Although we can have a theory of a vast, rapidly and automatically
operating cognitive unconscious, we have no direct conscious access to
its operation and therefore to most of our thought. Phenomenological
reflection, though valuable in revealing the structure of experience,
must be supplemented by empirical research into the cognitive
unconscious.
"There is no poststructuralist person—no
completely decentered subject for whom all meaning is arbitrary, totally
relative and purely historical contingent, unconstrained by body and
brain. The mind is not merely embodied, but embodied in such a way that
our conceptual systems draw largely upon the commonalities of our bodies
and of the environments we live in. The result is that much of a
person’s conceptual system is either universal or widespread across
languages and cultures. Our conceptual systems are not totally relative
and not merely a matter of historical contingency, even though a degree
of conceptual relativity does exist and even though historical
contingency does matter a great deal. The grounding of our conceptual
systems in shared embodied and bodily experience creates a largely
centered self, but not a monolithic self.
"There exists no
Fregean person--as posed by analytic philosophy--for whom thought has
been extruded from the body. That is, there is no real person whose
embodiment plays no role in meaning, whose meaning is purely objective
and defined by the external world, and whose language can fit the
external world with no significant role played by mind, brain, or body.

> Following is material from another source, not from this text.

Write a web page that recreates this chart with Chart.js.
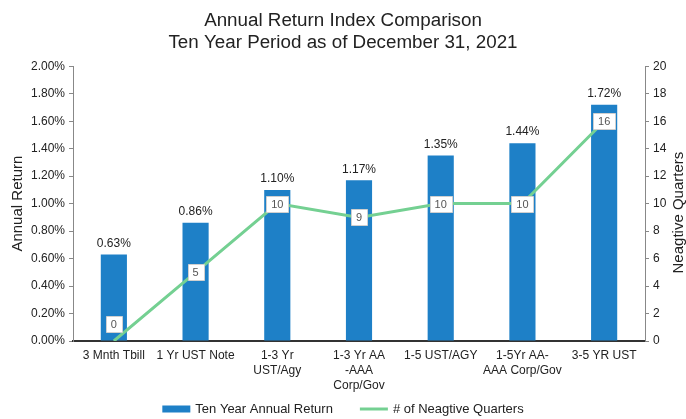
<!DOCTYPE html>
<html>
<head>
<meta charset="utf-8">
<script src="https://cdn.jsdelivr.net/npm/chart.js@4"></script>
<style>
  html, body { margin: 0; padding: 0; background: #fff; }
  #wrap { width: 686px; height: 419px; }
</style>
</head>
<body>
<div id="wrap"><canvas id="chart"></canvas></div>
<script>
const categories = [
  '3 Mnth Tbill',
  '1 Yr UST Note',
  ['1-3 Yr', 'UST/Agy'],
  ['1-3 Yr AA', '-AAA', 'Corp/Gov'],
  '1-5 UST/AGY',
  ['1-5Yr AA-', 'AAA Corp/Gov'],
  '3-5 YR UST'
];
const annualReturn = [0.63, 0.86, 1.10, 1.17, 1.35, 1.44, 1.72];
const negativeQuarters = [0, 5, 10, 9, 10, 10, 16];

const barColor = '#1e80c7';
const lineColor = '#74d092';
const font = "'Liberation Sans', Arial, sans-serif";

// value labels: percent above bars, boxed counts on the line
const valueLabels = {
  id: 'valueLabels',
  afterDatasetsDraw(chart) {
    const c = chart.ctx;
    const bottom = chart.chartArea.bottom;
    c.save();
    c.textAlign = 'center';
    c.textBaseline = 'middle';

    chart.getDatasetMeta(0).data.forEach(function (bar, i) {
      c.font = '12px ' + font;
      c.fillStyle = '#222';
      c.fillText(annualReturn[i].toFixed(2) + '%', bar.x, bar.y - 11);
    });

    chart.getDatasetMeta(1).data.forEach(function (pt, i) {
      const txt = String(negativeQuarters[i]);
      c.font = '11px ' + font;
      const w = c.measureText(txt).width + 10;
      const h = 16;
      const y = Math.min(pt.y, bottom - 17);
      c.fillStyle = '#fff';
      c.strokeStyle = '#d0d0d0';
      c.lineWidth = 1;
      c.beginPath();
      c.rect(Math.round(pt.x - w / 2) + 0.5, Math.round(y - h / 2) + 0.5, Math.round(w), h);
      c.fill();
      c.stroke();
      c.fillStyle = '#555';
      c.fillText(txt, pt.x, y + 1);
    });
    c.restore();
  }
};

// legend under the axis labels + right axis title reading bottom-to-top
const extras = {
  id: 'extras',
  afterDraw(chart) {
    const c = chart.ctx;
    const sw = 28, gap = 5, spacing = 27;
    const y = chart.height - 10;
    c.save();
    c.font = '13px ' + font;
    c.textBaseline = 'middle';
    c.textAlign = 'left';
    const items = chart.data.datasets.map(function (ds) {
      return { text: ds.label, type: ds.type, color: ds.backgroundColor, w: c.measureText(ds.label).width };
    });
    let total = 0;
    items.forEach(function (it) { total += sw + gap + it.w; });
    total += spacing * (items.length - 1);
    let x = (chart.width - total) / 2;
    items.forEach(function (it) {
      if (it.type === 'bar') {
        c.fillStyle = it.color;
        c.fillRect(x, y - 3.5, sw, 7);
      } else {
        c.strokeStyle = it.color;
        c.lineWidth = 3;
        c.beginPath();
        c.moveTo(x, y);
        c.lineTo(x + sw, y);
        c.stroke();
      }
      c.fillStyle = '#222';
      c.fillText(it.text, x + sw + gap, y);
      x += sw + gap + it.w + spacing;
    });

    const a = chart.chartArea;
    c.translate(chart.width - 7, (a.top + a.bottom) / 2 + 9);
    c.rotate(-Math.PI / 2);
    c.textAlign = 'center';
    c.font = '15px ' + font;
    c.fillText('Neagtive Quarters', 0, 0);
    c.restore();
  }
};

new Chart(document.getElementById('chart'), {
  data: {
    labels: categories,
    datasets: [
      {
        type: 'bar',
        label: 'Ten Year Annual Return',
        data: annualReturn,
        backgroundColor: barColor,
        yAxisID: 'y',
        barPercentage: 0.32,
        categoryPercentage: 1,
        order: 2
      },
      {
        type: 'line',
        label: '# of Neagtive Quarters',
        data: negativeQuarters,
        borderColor: lineColor,
        backgroundColor: lineColor,
        borderWidth: 3,
        pointRadius: 0,
        tension: 0,
        yAxisID: 'y1',
        order: 1
      }
    ]
  },
  options: {
    responsive: true,
    maintainAspectRatio: false,
    animation: false,
    layout: { padding: { left: 0, right: 0, top: 0, bottom: 27 } },
    plugins: {
      title: {
        display: true,
        text: ['Annual Return Index Comparison', 'Ten Year Period as of December 31, 2021'],
        color: '#222',
        font: { family: font, size: 18.8, weight: 'normal', lineHeight: 1.15 },
        padding: { top: 10, bottom: 13 }
      },
      legend: { display: false },
      tooltip: { enabled: false }
    },
    scales: {
      x: {
        afterFit: function (s) { s.height = 51; },
        grid: { drawOnChartArea: false, drawTicks: false, color: '#444' },
        border: { color: '#333', width: 2 },
        ticks: { color: '#222', font: { family: font, size: 12, lineHeight: 1.25 }, maxRotation: 0, autoSkip: false, padding: 7 }
      },
      y: {
        position: 'left',
        min: 0,
        max: 2,
        afterFit: function (s) { s.width = 73; },
        grid: { drawOnChartArea: false, tickLength: 4, color: '#888' },
        border: { color: '#888' },
        ticks: {
          stepSize: 0.2,
          color: '#222',
          font: { family: font, size: 12 },
          padding: 4,
          callback: function (v) { return v.toFixed(2) + '%'; }
        },
        title: { display: true, text: 'Annual Return', color: '#222', font: { family: font, size: 15, lineHeight: 1.2 }, padding: { top: 9, bottom: 0 } }
      },
      y1: {
        position: 'right',
        min: 0,
        max: 20,
        afterFit: function (s) { s.width = 41; },
        grid: { drawOnChartArea: false, tickLength: 4, color: '#888' },
        border: { color: '#888' },
        ticks: { stepSize: 2, color: '#222', font: { family: font, size: 12 }, padding: 4 }
      }
    }
  },
  plugins: [valueLabels, extras]
});
</script>
</body>
</html>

Because our conceptual systems grow out of our bodies, meaning is
grounded in and through our bodies. Because a vast range of our concepts
are metaphorical, meaning is not entirely literal and the classical
correspondence theory of truth is false. The correspondence theory holds
that statements are true or false objectively, depending on how they
map directly onto the world--independent of any human understanding of
either the statement or the world. On the contrary, truth is mediated by
embodied understanding and imagination. That does not mean that truth
is purely subjective or that there is no stable truth. Rather, our
common embodiment allows for common, stable truths."